Unidic has some copyright issues. Kokken have wrapped it up in some typically stupid requirements. NAIST (from whence ChaSen and MeCab
come) have frozen IPADIC (which also has copyright issues) and concentrate on NAIST-JDIC which is much more kosher freeware.
Later this year I'll be starting work on building a super-large dictionary for MeCab/Chasen for a project I'm involved in. I probably won't be able to make a public release of it as I'll be using lexical material from commercial sources and I've signed all sorts of agreements. I'll explore if I can get a copy to Tatoeba.
Missing sentence? (Possibly recently deleted)
ここは天気が良ければとても良い眺めが得られます。
Here, if the weather's good, you can get a lovely view.
Still there. Japanese is 77859 (owned by you) and the English is 325859. It can't be found by searching for the words, for some reason. Any idea why, Trang? I often can't get to Japanese sentences when using the text as a search key, and I have to go in via the number.
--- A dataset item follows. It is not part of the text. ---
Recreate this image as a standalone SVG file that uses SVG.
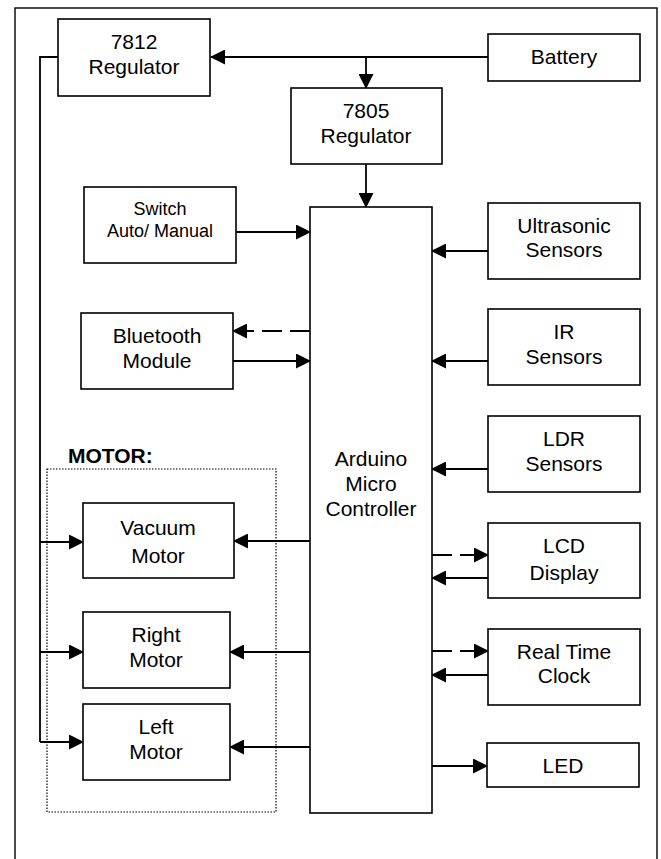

Because it hasn't been indexed by the search engine. I haven't launched the indexation process for a while...
The index has been updated, we've switched from lucene to sphinx for the search engine, and we will try to soon make it real-time updated :)
There are two sets of sentences, one saying that Latin is a highly inflected language, and the other saying that Latin is a dead language, and they're linked. I think the Polish and Ukrainian sentences that link them should be unlinked, so that they become two seperate sets, but both owners of these sentences are not trusted users. Can you do that, TRANG, or someone else?
http://tatoeba.org/eng/sentences/show/352492
Okay, done. I could make zipangu a trusted user as well, but he hasn't been back in a while...
Removing sentences from my list of favourites doesn't seem to work. Is it just me, or do others have the same?